Which is why the existence of a “wave guide” in the Los Angeles basin is of such paramount importance, Jones says. “If we said, ‘Okay, it’s only going to be the smallest shaking that you’d expect from an ordinary location,’ and that’s how you build the building, and then we get these extra strong motions, [because the] wave guide causes specific amplification, you’re talking about the potential collapse of high-rises,” Jones says. “Especially because the biggest issue is these really long-period ground motions that are strongly affecting the tallest buildings.”
Measuring shorter wave frequencies, which affect smaller buildings, using the ambient seismic field is also possible, but the sensors would need to be deployed for longer than 5 months, Denolle said.
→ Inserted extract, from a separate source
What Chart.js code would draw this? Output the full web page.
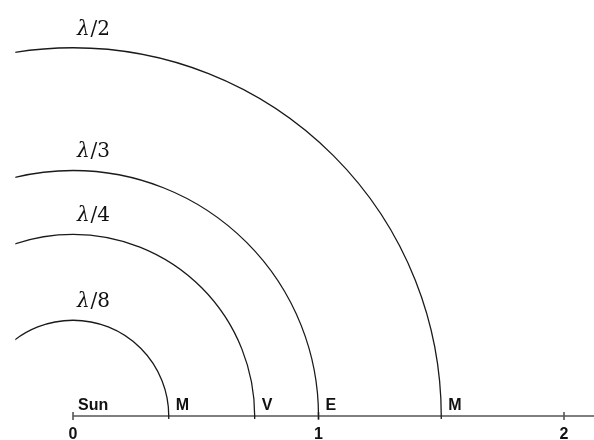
<!DOCTYPE html>
<html>
<head>
<meta charset="utf-8">
<script src="https://cdn.jsdelivr.net/npm/chart.js@4.4.1/dist/chart.umd.min.js"></script>
<style>
  html, body { margin: 0; padding: 0; background: #fff; }
  #orbits { display: block; }
</style>
</head>
<body>
<canvas id="orbits" width="594" height="440"></canvas>
<script>
// orbit radii (AU from the Sun)
const orbitRadii = [0.39, 0.74, 1.0, 1.5];
const arcLabels = ['λ/8', 'λ/4', 'λ/3', 'λ/2'];
const planetLabels = ['M', 'V', 'E', 'M'];
const sunLabel = 'Sun';
const tickValues = [0, 1, 2];
const tickLabels = ['0', '1', '2'];

// arcs, axis and labels are drawn through the chart's x/y scales
const orbitPlugin = {
  id: 'orbitArcs',
  afterDatasetsDraw(chart) {
    const ctx = chart.ctx;
    const xs = chart.scales.x;
    const ys = chart.scales.y;
    const cx = xs.getPixelForValue(0);
    const cy = ys.getPixelForValue(0);

    ctx.save();

    // horizontal axis
    ctx.strokeStyle = '#555';
    ctx.lineWidth = 1.6;
    ctx.beginPath();
    ctx.moveTo(cx, cy);
    ctx.lineTo(chart.chartArea.right, cy);
    ctx.stroke();

    ctx.font = 'bold 16px "Liberation Sans", Arial, sans-serif';
    ctx.fillStyle = '#111';
    ctx.textAlign = 'center';
    ctx.textBaseline = 'alphabetic';
    tickValues.forEach((v, i) => {
      const px = xs.getPixelForValue(v);
      ctx.beginPath();
      ctx.moveTo(px, cy - 4);
      ctx.lineTo(px, cy + 4);
      ctx.stroke();
      ctx.fillText(tickLabels[i], px, cy + 23);
    });

    // orbit arcs (clipped at the left edge like the original)
    ctx.save();
    ctx.beginPath();
    ctx.rect(xs.getPixelForValue(-0.235), 0, chart.width, cy + 3);
    ctx.clip();
    ctx.strokeStyle = '#1a1a1a';
    ctx.lineWidth = 1.3;
    orbitRadii.forEach(r => {
      const rx = xs.getPixelForValue(r) - cx;
      const ry = cy - ys.getPixelForValue(r);
      ctx.beginPath();
      ctx.ellipse(cx, cy, rx, ry, 0, Math.PI, 2 * Math.PI);
      ctx.lineTo(cx + rx, cy + 3);
      ctx.stroke();
    });
    ctx.restore();

    // planet labels
    ctx.font = 'bold 16px "Liberation Sans", Arial, sans-serif';
    ctx.textAlign = 'left';
    ctx.fillText(sunLabel, cx + 5, cy - 6);
    orbitRadii.forEach((r, i) => {
      ctx.fillText(planetLabels[i], xs.getPixelForValue(r) + 7, cy - 6);
    });

    // arc labels above the top of each arc: italic lambda, upright "/n"
    const italic = 'italic 20px "DejaVu Serif", "Liberation Serif", serif';
    const upright = '20px "DejaVu Serif", "Liberation Serif", serif';
    orbitRadii.forEach((r, i) => {
      const lam = arcLabels[i].slice(0, 1);
      const rest = arcLabels[i].slice(1);
      ctx.font = italic;
      const w1 = ctx.measureText(lam).width;
      ctx.font = upright;
      const w2 = ctx.measureText(rest).width;
      const x0 = cx + 20 - (w1 + w2) / 2;
      const y = ys.getPixelForValue(r) - 13;
      ctx.font = italic;
      ctx.fillText(lam, x0, y);
      ctx.font = upright;
      ctx.fillText(rest, x0 + w1 + 1, y);
    });

    ctx.restore();
  }
};

new Chart(document.getElementById('orbits'), {
  type: 'scatter',
  data: {
    datasets: [{
      label: 'orbits',
      data: orbitRadii.map(r => ({ x: r, y: 0 })),
      pointRadius: 0
    }]
  },
  options: {
    responsive: false,
    animation: false,
    layout: { padding: 0 },
    plugins: {
      legend: { display: false },
      tooltip: { enabled: false }
    },
    scales: {
      x: { type: 'linear', min: -0.2974, max: 2.1222, display: false },
      y: { type: 'linear', min: -0.0978, max: 1.6945, display: false }
    }
  },
  plugins: [orbitPlugin]
});
</script>
</body>
</html>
Additionally, high-quality instruments will need to be deployed in vault-like environments and attached to concrete bases to ensure their ability to measure small ground motions. “We would need borehole instruments: [such as] when people drill through the ground, maybe 100 meters down, to deploy similar instruments, much like the Japan High Sensitivity Seismograph Network,” Denolle said.
The usefulness of ambient noise mapping and virtual earthquake forecasting is not limited to sedimentary basins. “It is worth mapping anywhere people are affected, or anywhere the knowledge we would learn from that area would be useful to our global understanding,” Denolle said. “Sedimentary basins exacerbate the strength of the shaking, but being close to a fault stays a first order effect. Anywhere with rockier areas would also work.”
Denolle is currently working with colleagues in Tokyo to similarly map potential earthquake ground motions in Japan. “The Alpine Fault in New Zealand could be the next target as [the city of] Christchurch also sits on a sedimentary basin and could feel the large Alpine Fault future earthquake,” Denolle said. “[The] possibilities are endless.”